The case of S. v. Hedden, 187 N.C. 803, 123 S.E. 65, relied upon by the defendant, involved an entirely different factual situation from that involved in the present appeal. Hedden was charged with the abandonment of his wife and three children without cause on 11 September, 1921, and with thereafter failing to contribute anything to their support. The magistrate’s warrant was issued on 25 October, 1922. Indictment was not found until 1 November, 1923. The committing magistrate did not have final jurisdiction of the offense charged but bound the defendant over to the Superior Court. Consequently, the defendant could not have been tried in the Superior Court on the original warrant, but only upon a bill of indictment, unless he had elected to waive the bill of indictment in the manner prescribed by law, which he did not do. Therefore, since the indictment was returned by the grand jury more than two years after the offense was committed, this Court held the defendant’s motion for judgment as of nonsuit should have been allowed, citing S. v. Fulcher, 184 N.C. 663, 113 S.E. 769.

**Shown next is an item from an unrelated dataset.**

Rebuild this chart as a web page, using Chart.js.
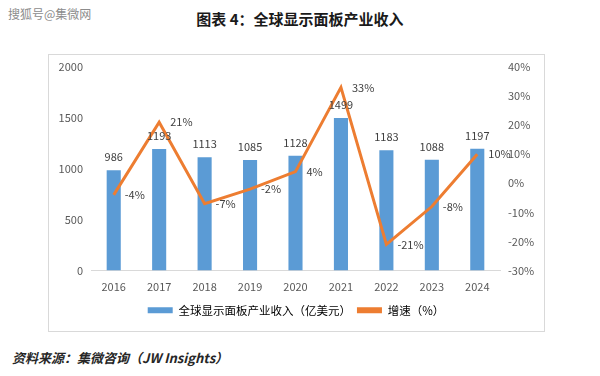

In criminal cases where an indictment or presentment is required, the date on which the indictment or presentment has been brought or found by the grand jury marks the beginning of the criminal proceeding and arrests the statute of limitations. G.S. 15-1; S. v. Williams, 151 N.C. 660, 65 S.E. 908.

While the defendant is not entitled to the relief he seeks on this appeal, nevertheless, we feel constrained to call attention to certain facts revealed by the record. Sixteen terms of criminal court were held *71in the Superior Court of Harnett County between June 1958 and the term held in January 1956 at which the defendant was tried. The trial judge found as a fact “that the defendant had not been negligent in his attendance upon the court and that witnesses had been subpoenaed for the defendant each term.” Such delay would seem to be indefensible. A defendant should be given a trial as promptly as the condition of the docket will permit. Furthermore, it is an imposition upon witnesses to require them to spend so much time attending court. We sincerely hope that with our increased judicial manpower, authorized by the last session of the General Assembly, our criminal and civil dockets in the Superior Court in the respective counties may be brought to a more current status within the very near future.

The defendant's remaining assignment of error has been abandoned.

In the trial below we find

No error.

Johnson, J., took no part in the consideration or decision of this case.